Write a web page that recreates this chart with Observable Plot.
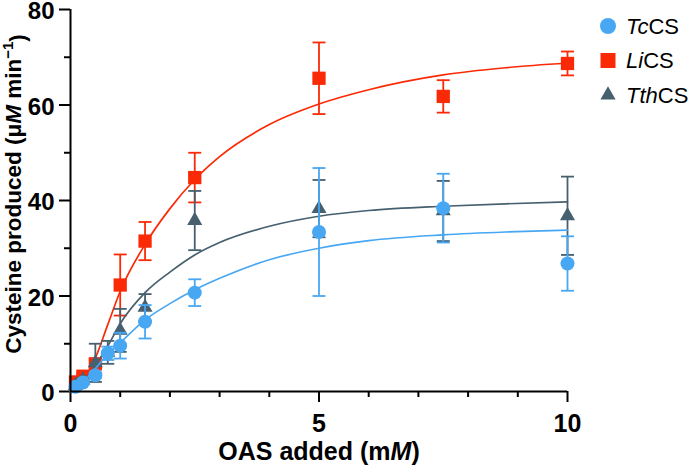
<!DOCTYPE html>
<html>
<head>
<meta charset="utf-8">
<script src="https://cdn.jsdelivr.net/npm/d3@7"></script>
<script src="https://cdn.jsdelivr.net/npm/@observablehq/plot@0.6"></script>
<style>
  html, body { margin: 0; padding: 0; background: #fff; }
  #chart { position: relative; width: 692px; height: 466px; }
</style>
</head>
<body>
<div id="chart"></div>
<script>
// ---------- data ----------
const seriesNames = ["TcCS", "LiCS", "TthCS"];

const tcX    = [0.1, 0.25, 0.5, 0.75, 1, 1.5, 2.5, 5, 7.5, 10];
const tcMean = [1.0, 1.9, 3.4, 8.0, 9.6, 14.6, 20.7, 33.4, 38.4, 26.8];
const tcErr  = [0.3, 0.4, 0.6, 1.4, 2.7, 3.5, 2.8, 13.4, 7.2, 5.7];

const liX    = [0.1, 0.25, 0.5, 1, 1.5, 2.5, 5, 7.5, 10];
const liMean = [2.0, 3.2, 5.8, 22.3, 31.5, 44.8, 65.6, 61.8, 68.7];
const liErr  = [0.4, 0.5, 0.8, 6.4, 4.0, 5.2, 7.5, 3.4, 2.5];

const tthX    = [0.1, 0.25, 0.5, 0.75, 1, 1.5, 2.5, 5, 7.5, 10];
const tthMean = [1.2, 2.4, 6.0, 8.2, 12.8, 17.6, 35.8, 38.3, 37.8, 36.8];
const tthErr  = [0.3, 0.5, 4.0, 2.4, 4.5, 2.8, 6.2, 6.0, 6.3, 8.2];

// fitted curves
const fitX   = [0, 0.25, 0.5, 0.75, 1, 1.5, 2, 2.5, 3, 4, 5, 6, 7.5, 8.75, 10];
const fitLi  = [0, 2.3, 7.0, 14.0, 21.0, 30.8, 38.3, 44.4, 49.2, 55.9, 60.2, 63.2, 66.3, 67.8, 68.8];
const fitTth = [0, 2.0, 5.5, 9.5, 14.2, 20.7, 25.0, 28.6, 31.2, 34.6, 36.7, 37.9, 38.8, 39.3, 39.7];
const fitTc  = [0, 2.0, 4.8, 7.8, 10.2, 15.0, 18.4, 21.3, 23.7, 27.6, 30.0, 31.6, 32.8, 33.4, 33.8];

const xMajorTicks = [0, 5, 10];
const xMinorTicks = [1, 2, 3, 4, 6, 7, 8, 9];
const yMajorTicks = [0, 20, 40, 60, 80];
const yMinorTicks = [10, 30, 50, 70];

// ---------- styling ----------
const colors = { TcCS: "#48a7f2", LiCS: "#fb2a06", TthCS: "#46606f" };
const FONT = "'Liberation Sans', Arial, Helvetica, sans-serif";

const rows = (xs, ms, es) => xs.map((x, i) => ({ x, y: ms[i], e: es[i] }));
const fit  = (ys) => fitX.map((x, i) => ({ x, y: ys[i] }));

const tcRows = rows(tcX, tcMean, tcErr);
const liRows = rows(liX, liMean, liErr);
const tthRows = rows(tthX, tthMean, tthErr);

const capSymbol = {
  draw(context, size) {
    const w = Math.sqrt(size / Math.PI);
    context.moveTo(-w, 0);
    context.lineTo(w, 0);
  }
};

function seriesMarks(data, curve, color, symbol, r) {
  return [
    Plot.line(curve, { x: "x", y: "y", stroke: color, strokeWidth: 1.7, curve: "monotone-x" }),
    Plot.ruleX(data, { x: "x", y1: d => d.y - d.e, y2: d => d.y + d.e, stroke: color, strokeWidth: 1.8 }),
    Plot.dot(data, { x: "x", y: d => d.y + d.e, symbol: capSymbol, r: 6.5, stroke: color, strokeWidth: 1.8, fill: "none" }),
    Plot.dot(data, { x: "x", y: d => d.y - d.e, symbol: capSymbol, r: 6.5, stroke: color, strokeWidth: 1.8, fill: "none" }),
    Plot.dot(data, { x: "x", y: "y", symbol, r, fill: color, stroke: "none" })
  ];
}

const plot = Plot.plot({
  width: 692,
  height: 466,
  marginLeft: 70,
  marginRight: 125,
  marginTop: 9,
  marginBottom: 75,
  style: { fontFamily: FONT, fontSize: "22px", fontWeight: "bold", color: "#000", background: "#fff", overflow: "visible" },
  x: { domain: [0, 10] },
  y: { domain: [0, 80] },
  marks: [
    Plot.axisX({ ticks: xMinorTicks, tickSize: 6, tickFormat: () => "", strokeWidth: 2, label: null }),
    Plot.axisX({ ticks: xMajorTicks, tickSize: 11, tickPadding: 12, strokeWidth: 2, label: null }),
    Plot.axisY({ ticks: yMinorTicks, tickSize: 6, tickFormat: () => "", strokeWidth: 2, label: null }),
    Plot.axisY({ ticks: yMajorTicks, tickSize: 11, tickPadding: 5, strokeWidth: 2, label: null }),
    ...seriesMarks(liRows, fit(fitLi), colors.LiCS, "square", 7.5),
    ...seriesMarks(tthRows, fit(fitTth), colors.TthCS, "triangle", 5.6),
    ...seriesMarks(tcRows, fit(fitTc), colors.TcCS, "circle", 7),
    Plot.ruleX([0], { stroke: "#000", strokeWidth: 2 }),
    Plot.ruleY([0], { stroke: "#000", strokeWidth: 2 })
  ]
});

document.getElementById("chart").appendChild(plot);

const svg = d3.select(plot);

// tick label sizes
svg.selectAll('g[aria-label="x-axis tick label"] text')
  .style("font-size", "25px").style("font-weight", "bold").style("font-family", FONT);
svg.selectAll('g[aria-label="y-axis tick label"] text')
  .style("font-size", "24px").style("font-weight", "bold").style("font-family", FONT)
  .attr("dy", "0.4em").attr("y", null);

// ---------- axis titles and legend ----------
const xt = svg.append("text")
  .attr("x", 319).attr("y", 460)
  .attr("text-anchor", "middle")
  .style("font-family", FONT).style("font-size", "25px").style("font-weight", "bold")
  .attr("fill", "#000");
xt.append("tspan").text("OAS added (m");
xt.append("tspan").style("font-style", "italic").text("M");
xt.append("tspan").text(")");

const yt = svg.append("text")
  .attr("transform", "translate(21,194) rotate(-90)")
  .attr("text-anchor", "middle")
  .style("font-family", FONT).style("font-size", "22.5px").style("font-weight", "bold")
  .attr("fill", "#000");
yt.append("tspan").text("Cysteine produced (μ");
yt.append("tspan").style("font-style", "italic").text("M");
yt.append("tspan").text(" min");
yt.append("tspan").attr("dy", "-0.55em").style("font-size", "15px").text("−1");
yt.append("tspan").attr("dy", "0.55em").text(")");

const legendItems = [
  { name: "TcCS", it: "Tc", rest: "CS", sym: d3.symbolCircle, size: Math.PI * 8 * 8 },
  { name: "LiCS", it: "Li", rest: "CS", sym: d3.symbolSquare, size: 15 * 15 },
  { name: "TthCS", it: "Tth", rest: "CS", sym: d3.symbolTriangle, size: 100 }
];
const lg = svg.append("g");
legendItems.forEach((d, i) => {
  const cy = 26 + i * 34.5;
  lg.append("path")
    .attr("d", d3.symbol(d.sym, d.size)())
    .attr("transform", `translate(608,${cy})`)
    .attr("fill", colors[d.name]);
  const t = lg.append("text")
    .attr("x", 626).attr("y", cy)
    .attr("dy", "0.36em")
    .attr("text-anchor", "start")
    .style("font-family", FONT).style("font-size", "22px").style("font-weight", "normal")
    .attr("fill", "#000");
  t.append("tspan").style("font-style", "italic").text(d.it);
  t.append("tspan").text(d.rest);
});
</script>
</body>
</html>
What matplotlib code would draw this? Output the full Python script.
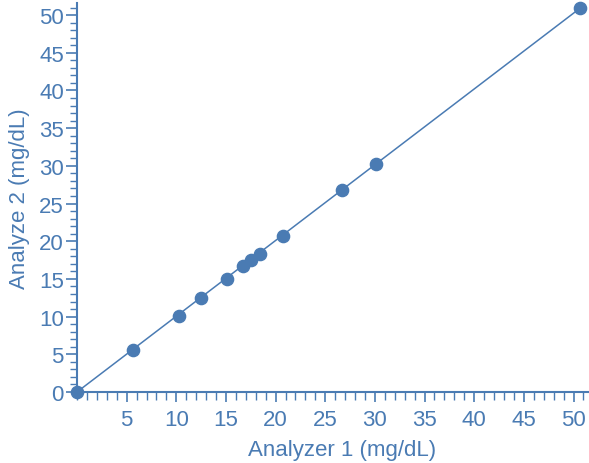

▶ **YOUR INSTRUCTIONS**: Count every line in the listing above that holds "script", then report only the count.

▶ **COMPLETED TASK**: 5